This post was first published on Left Foot Forward on March 4th 2011
The stable door had been open for a good while before News Corporation tabled its bid for the 61 per cent of BSkyB it did not already own. News Corp already had a significant amount of power within the UK media and, on the face of it, increasing its stake in the satellite broadcaster seemed to consolidate rather than extend this power.
It achieved this position gradually, over the course of the few decades, and within the parameters of existing media regulation.
So by the time it tabled a bid last summer, given the regulatory framework that existed, there was only ever likely to be one outcome. This was made more likely still when the European Commission said in December that “it was confident this merger will not weaken competition in the United Kingdom”.
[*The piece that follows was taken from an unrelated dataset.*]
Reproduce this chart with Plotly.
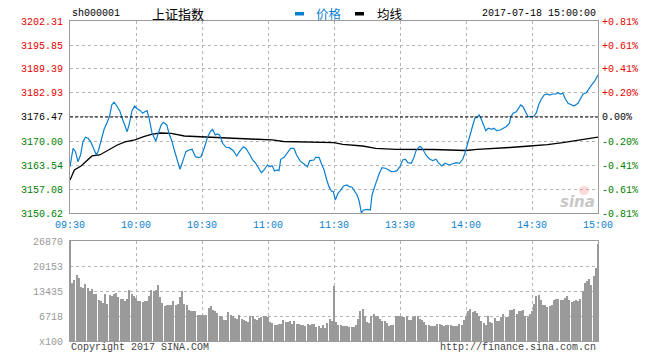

It is unlikely that, had the bid been referred to the Competition Commission, it would have come to a different conclusion.
Ofcom admitted the limitations of existing regulation in its recommendation to the Secretary of State in January:
“The future market developments explored in this report suggest that the current statutory framework may no longer be equipped to achieve Parliament’s policy objective of ensuring sufficient plurality of media ownership.”
As a result, we can now look forward to a media near-duopoly in the UK – News Corp and the BBC. Not a great outcome for those who care about media plurality. The one positive repercussion – if one is looking for any positives from this decision – is that it will be an awful lot harder in future to shrink the BBC in such a Murdoch-dominated media world.
The law may now be changed – belatedly – to address the limitations Ofcom identified (though don’t hold your breath); meanwhile, the News Corp horse has galloped into the distance.